■ **Work required**: Please quote exactly the lines below from the line containing "Recreate this image" to the line containing "ax = fig.add_axes([0.1164, 0.083, 0.8673, 0.897])", both lines included, and nothing else.

■ **Given data**:
--- START ---

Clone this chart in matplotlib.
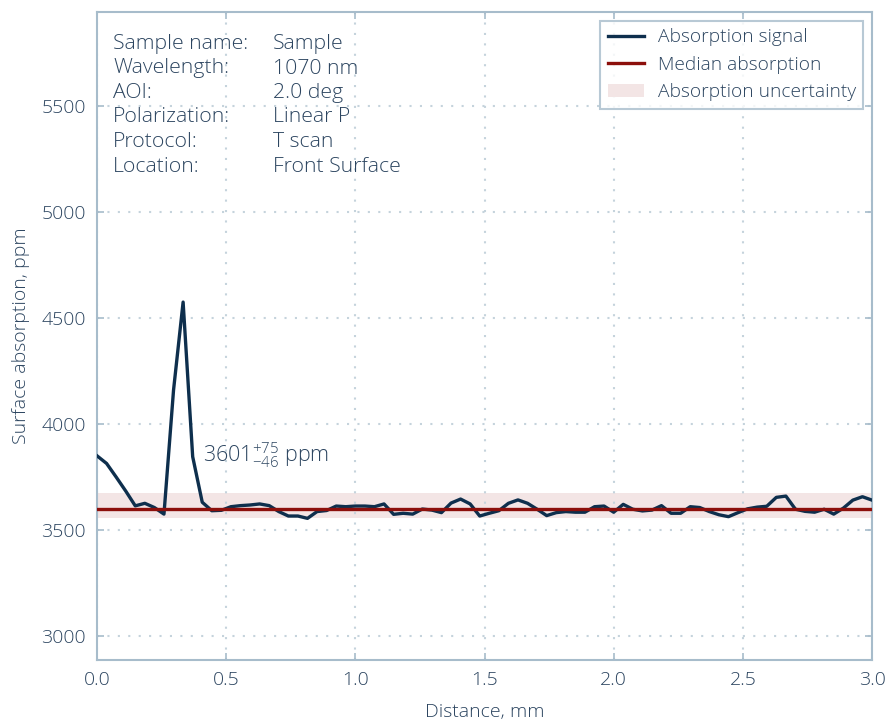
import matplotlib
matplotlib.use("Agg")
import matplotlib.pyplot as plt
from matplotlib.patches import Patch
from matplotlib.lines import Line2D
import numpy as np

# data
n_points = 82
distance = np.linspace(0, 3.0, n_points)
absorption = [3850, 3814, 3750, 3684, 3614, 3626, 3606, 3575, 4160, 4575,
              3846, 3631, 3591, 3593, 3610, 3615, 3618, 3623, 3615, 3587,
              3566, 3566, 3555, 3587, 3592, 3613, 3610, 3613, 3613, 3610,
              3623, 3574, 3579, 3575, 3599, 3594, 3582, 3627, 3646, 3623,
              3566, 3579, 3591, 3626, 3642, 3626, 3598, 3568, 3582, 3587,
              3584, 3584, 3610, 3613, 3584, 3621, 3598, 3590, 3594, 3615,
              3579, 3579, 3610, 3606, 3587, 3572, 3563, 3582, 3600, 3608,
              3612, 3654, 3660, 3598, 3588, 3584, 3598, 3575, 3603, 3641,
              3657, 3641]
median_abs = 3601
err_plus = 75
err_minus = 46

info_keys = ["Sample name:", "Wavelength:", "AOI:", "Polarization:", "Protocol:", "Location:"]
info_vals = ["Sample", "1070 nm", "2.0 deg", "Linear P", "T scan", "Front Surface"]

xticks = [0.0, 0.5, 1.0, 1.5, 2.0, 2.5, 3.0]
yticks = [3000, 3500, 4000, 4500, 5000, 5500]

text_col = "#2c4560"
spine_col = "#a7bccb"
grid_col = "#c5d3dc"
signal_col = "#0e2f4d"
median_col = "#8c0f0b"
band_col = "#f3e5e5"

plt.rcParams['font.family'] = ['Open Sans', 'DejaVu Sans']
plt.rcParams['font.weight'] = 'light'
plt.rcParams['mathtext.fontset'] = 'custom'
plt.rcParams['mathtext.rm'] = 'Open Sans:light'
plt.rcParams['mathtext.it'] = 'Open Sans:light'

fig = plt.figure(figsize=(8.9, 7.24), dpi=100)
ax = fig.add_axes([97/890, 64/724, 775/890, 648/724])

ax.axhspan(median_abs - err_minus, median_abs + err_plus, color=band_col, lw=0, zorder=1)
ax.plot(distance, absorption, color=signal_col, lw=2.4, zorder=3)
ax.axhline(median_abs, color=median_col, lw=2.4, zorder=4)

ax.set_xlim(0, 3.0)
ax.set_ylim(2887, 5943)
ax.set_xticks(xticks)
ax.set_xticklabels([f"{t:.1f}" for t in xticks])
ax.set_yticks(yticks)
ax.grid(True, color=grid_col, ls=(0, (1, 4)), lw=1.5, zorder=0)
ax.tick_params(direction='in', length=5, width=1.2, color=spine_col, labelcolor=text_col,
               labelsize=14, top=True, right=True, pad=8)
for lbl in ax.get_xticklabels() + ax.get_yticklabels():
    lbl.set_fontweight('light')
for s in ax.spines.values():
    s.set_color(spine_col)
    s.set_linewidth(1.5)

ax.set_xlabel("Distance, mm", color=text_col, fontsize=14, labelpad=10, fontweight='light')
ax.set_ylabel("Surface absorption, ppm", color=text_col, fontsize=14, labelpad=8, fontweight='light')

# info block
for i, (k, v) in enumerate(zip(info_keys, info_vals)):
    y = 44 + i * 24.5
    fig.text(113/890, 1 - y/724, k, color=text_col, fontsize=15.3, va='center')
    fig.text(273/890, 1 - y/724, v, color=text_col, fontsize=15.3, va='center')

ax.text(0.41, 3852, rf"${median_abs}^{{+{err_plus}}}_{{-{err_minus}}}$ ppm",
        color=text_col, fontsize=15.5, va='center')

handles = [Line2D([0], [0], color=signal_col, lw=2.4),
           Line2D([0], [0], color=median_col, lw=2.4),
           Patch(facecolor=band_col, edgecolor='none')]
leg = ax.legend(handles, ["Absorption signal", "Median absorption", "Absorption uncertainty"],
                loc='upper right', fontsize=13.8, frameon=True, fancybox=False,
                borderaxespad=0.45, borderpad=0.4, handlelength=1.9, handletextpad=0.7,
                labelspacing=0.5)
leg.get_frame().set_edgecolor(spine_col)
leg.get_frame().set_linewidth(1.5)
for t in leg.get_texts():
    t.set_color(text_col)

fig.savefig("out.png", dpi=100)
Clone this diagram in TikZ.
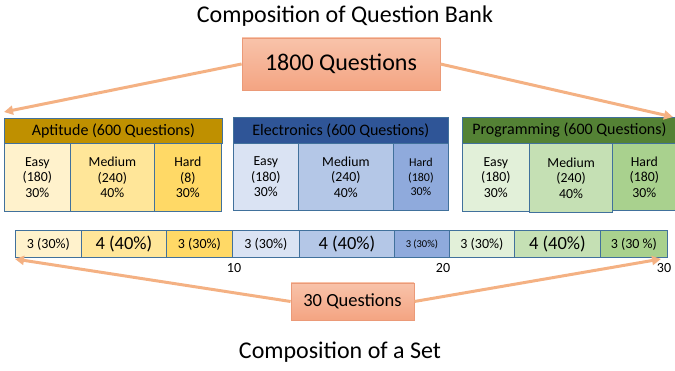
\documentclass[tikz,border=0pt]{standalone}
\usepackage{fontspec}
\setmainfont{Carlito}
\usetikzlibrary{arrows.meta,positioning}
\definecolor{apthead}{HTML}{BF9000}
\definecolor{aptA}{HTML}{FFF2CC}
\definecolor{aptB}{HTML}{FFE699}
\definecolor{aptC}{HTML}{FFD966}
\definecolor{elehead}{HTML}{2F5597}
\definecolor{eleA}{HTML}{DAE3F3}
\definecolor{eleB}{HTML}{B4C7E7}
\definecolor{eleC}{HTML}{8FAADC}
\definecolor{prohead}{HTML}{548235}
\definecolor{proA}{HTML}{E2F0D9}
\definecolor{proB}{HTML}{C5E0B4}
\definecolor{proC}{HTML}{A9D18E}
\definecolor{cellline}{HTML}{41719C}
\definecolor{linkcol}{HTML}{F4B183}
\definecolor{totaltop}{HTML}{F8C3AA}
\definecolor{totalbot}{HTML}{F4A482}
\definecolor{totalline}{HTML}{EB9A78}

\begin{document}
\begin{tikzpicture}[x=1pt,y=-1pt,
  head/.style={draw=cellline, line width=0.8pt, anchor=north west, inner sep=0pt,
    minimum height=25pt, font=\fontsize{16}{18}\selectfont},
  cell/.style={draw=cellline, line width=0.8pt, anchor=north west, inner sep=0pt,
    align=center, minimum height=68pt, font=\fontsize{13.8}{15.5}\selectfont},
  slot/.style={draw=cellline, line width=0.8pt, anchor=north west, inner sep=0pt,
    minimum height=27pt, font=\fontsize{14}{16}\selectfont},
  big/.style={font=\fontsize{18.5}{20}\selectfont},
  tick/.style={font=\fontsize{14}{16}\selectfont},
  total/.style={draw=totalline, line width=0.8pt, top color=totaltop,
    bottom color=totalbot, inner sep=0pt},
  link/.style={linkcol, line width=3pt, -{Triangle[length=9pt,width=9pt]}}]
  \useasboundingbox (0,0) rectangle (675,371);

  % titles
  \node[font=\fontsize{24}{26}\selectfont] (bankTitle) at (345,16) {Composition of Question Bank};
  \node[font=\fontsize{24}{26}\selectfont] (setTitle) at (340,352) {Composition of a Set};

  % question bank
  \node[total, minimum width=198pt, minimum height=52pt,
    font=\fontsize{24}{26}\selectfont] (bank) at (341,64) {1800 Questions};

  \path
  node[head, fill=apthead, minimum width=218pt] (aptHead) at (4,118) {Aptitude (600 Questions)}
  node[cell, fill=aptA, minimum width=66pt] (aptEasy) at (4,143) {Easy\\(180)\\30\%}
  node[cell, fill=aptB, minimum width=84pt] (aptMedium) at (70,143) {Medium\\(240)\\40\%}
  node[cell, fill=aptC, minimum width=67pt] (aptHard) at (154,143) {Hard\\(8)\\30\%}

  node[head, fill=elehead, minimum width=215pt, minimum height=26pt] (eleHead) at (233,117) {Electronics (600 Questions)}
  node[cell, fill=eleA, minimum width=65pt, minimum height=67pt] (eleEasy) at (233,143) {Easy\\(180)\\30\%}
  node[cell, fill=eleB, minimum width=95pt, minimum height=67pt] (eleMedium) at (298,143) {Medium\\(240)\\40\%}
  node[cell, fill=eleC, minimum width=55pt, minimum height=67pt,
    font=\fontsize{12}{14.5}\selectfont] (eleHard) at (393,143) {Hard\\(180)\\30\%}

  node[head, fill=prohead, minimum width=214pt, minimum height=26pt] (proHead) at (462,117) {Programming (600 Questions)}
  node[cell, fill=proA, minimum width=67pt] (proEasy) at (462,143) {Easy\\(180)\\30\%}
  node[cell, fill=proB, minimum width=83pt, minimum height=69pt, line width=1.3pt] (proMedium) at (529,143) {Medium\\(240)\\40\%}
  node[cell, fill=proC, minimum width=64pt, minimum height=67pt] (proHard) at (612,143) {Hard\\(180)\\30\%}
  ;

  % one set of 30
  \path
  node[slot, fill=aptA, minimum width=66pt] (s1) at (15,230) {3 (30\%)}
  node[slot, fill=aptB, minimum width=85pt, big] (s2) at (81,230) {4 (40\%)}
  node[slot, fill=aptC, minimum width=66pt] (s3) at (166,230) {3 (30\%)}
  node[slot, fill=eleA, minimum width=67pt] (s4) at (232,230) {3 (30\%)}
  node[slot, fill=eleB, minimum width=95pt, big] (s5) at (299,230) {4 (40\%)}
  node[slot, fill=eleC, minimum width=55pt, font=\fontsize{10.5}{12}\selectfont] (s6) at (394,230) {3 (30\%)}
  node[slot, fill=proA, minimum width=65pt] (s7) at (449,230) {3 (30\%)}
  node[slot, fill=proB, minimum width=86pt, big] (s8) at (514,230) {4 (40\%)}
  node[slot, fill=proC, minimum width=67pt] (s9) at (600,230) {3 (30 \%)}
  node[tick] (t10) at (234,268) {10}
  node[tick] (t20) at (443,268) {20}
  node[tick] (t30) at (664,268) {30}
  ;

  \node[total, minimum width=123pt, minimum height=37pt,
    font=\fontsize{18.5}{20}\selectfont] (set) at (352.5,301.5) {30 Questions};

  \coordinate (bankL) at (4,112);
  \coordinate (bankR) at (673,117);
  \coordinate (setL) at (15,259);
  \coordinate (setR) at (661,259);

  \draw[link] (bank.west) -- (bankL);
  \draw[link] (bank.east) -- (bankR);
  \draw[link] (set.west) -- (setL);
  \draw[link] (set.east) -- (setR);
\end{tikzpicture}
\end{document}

--- END ---
--- START ---

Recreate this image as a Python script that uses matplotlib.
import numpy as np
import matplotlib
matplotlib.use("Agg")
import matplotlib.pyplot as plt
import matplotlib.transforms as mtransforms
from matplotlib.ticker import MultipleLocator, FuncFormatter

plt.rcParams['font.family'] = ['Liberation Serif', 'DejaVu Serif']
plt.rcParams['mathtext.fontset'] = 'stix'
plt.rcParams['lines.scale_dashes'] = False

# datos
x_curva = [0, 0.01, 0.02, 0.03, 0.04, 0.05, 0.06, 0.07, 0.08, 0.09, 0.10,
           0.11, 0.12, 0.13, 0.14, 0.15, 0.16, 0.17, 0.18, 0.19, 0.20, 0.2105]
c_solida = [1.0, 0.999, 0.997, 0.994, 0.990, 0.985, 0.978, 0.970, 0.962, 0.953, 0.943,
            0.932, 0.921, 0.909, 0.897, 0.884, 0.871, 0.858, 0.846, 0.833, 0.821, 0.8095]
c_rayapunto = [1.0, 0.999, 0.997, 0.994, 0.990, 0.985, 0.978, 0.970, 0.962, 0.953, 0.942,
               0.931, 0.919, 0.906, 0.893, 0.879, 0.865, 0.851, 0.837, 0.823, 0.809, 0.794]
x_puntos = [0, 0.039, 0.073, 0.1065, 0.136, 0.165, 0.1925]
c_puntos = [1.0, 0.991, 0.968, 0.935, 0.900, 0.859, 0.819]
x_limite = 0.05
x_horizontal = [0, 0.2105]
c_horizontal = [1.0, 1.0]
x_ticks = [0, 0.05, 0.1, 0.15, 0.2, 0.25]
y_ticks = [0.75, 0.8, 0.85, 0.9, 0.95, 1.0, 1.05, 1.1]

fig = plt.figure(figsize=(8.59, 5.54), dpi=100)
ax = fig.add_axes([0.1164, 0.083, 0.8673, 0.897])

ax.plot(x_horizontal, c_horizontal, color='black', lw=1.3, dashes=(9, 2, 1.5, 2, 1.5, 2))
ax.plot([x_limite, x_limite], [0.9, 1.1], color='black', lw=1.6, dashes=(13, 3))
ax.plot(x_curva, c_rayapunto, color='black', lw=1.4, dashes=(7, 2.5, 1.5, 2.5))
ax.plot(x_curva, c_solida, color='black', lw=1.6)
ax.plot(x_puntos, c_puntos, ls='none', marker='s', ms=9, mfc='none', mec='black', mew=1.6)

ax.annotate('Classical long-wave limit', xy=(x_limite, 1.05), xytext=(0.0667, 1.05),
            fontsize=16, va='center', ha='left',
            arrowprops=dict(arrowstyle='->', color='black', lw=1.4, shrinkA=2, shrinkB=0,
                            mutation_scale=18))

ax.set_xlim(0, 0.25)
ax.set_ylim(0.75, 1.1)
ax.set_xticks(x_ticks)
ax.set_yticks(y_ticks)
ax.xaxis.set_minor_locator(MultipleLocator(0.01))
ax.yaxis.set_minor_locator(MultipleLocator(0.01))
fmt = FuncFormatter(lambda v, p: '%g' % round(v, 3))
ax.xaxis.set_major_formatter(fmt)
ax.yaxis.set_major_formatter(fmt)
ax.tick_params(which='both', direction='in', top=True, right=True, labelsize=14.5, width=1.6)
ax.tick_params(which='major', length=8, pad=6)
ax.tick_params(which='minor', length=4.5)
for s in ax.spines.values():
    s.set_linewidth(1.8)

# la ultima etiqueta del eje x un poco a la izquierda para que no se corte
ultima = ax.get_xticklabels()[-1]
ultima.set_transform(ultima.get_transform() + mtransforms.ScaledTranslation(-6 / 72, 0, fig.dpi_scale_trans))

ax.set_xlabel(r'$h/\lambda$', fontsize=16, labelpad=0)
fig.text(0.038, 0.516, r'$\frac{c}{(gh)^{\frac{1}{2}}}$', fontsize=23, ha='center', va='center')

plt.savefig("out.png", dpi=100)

--- END ---
--- START ---

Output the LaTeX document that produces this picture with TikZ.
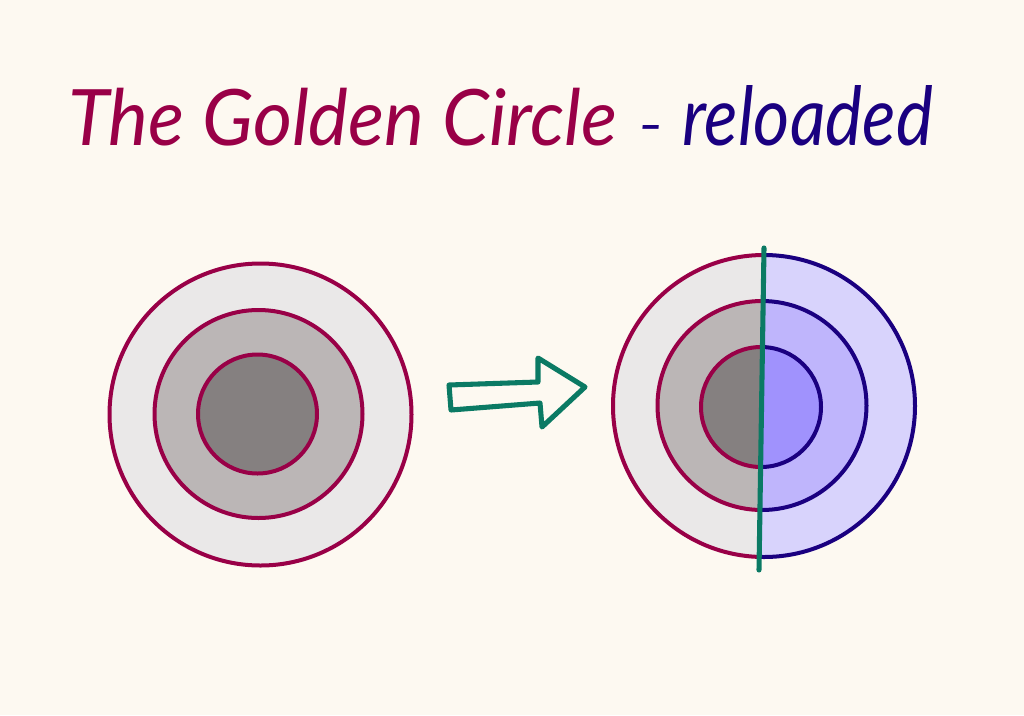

--- END ---

■ **Final result**:
Recreate this image as a Python script that uses matplotlib.
import numpy as np
import matplotlib
matplotlib.use("Agg")
import matplotlib.pyplot as plt
import matplotlib.transforms as mtransforms
from matplotlib.ticker import MultipleLocator, FuncFormatter

plt.rcParams['font.family'] = ['Liberation Serif', 'DejaVu Serif']
plt.rcParams['mathtext.fontset'] = 'stix'
plt.rcParams['lines.scale_dashes'] = False

# datos
x_curva = [0, 0.01, 0.02, 0.03, 0.04, 0.05, 0.06, 0.07, 0.08, 0.09, 0.10,
           0.11, 0.12, 0.13, 0.14, 0.15, 0.16, 0.17, 0.18, 0.19, 0.20, 0.2105]
c_solida = [1.0, 0.999, 0.997, 0.994, 0.990, 0.985, 0.978, 0.970, 0.962, 0.953, 0.943,
            0.932, 0.921, 0.909, 0.897, 0.884, 0.871, 0.858, 0.846, 0.833, 0.821, 0.8095]
c_rayapunto = [1.0, 0.999, 0.997, 0.994, 0.990, 0.985, 0.978, 0.970, 0.962, 0.953, 0.942,
               0.931, 0.919, 0.906, 0.893, 0.879, 0.865, 0.851, 0.837, 0.823, 0.809, 0.794]
x_puntos = [0, 0.039, 0.073, 0.1065, 0.136, 0.165, 0.1925]
c_puntos = [1.0, 0.991, 0.968, 0.935, 0.900, 0.859, 0.819]
x_limite = 0.05
x_horizontal = [0, 0.2105]
c_horizontal = [1.0, 1.0]
x_ticks = [0, 0.05, 0.1, 0.15, 0.2, 0.25]
y_ticks = [0.75, 0.8, 0.85, 0.9, 0.95, 1.0, 1.05, 1.1]

fig = plt.figure(figsize=(8.59, 5.54), dpi=100)
ax = fig.add_axes([0.1164, 0.083, 0.8673, 0.897])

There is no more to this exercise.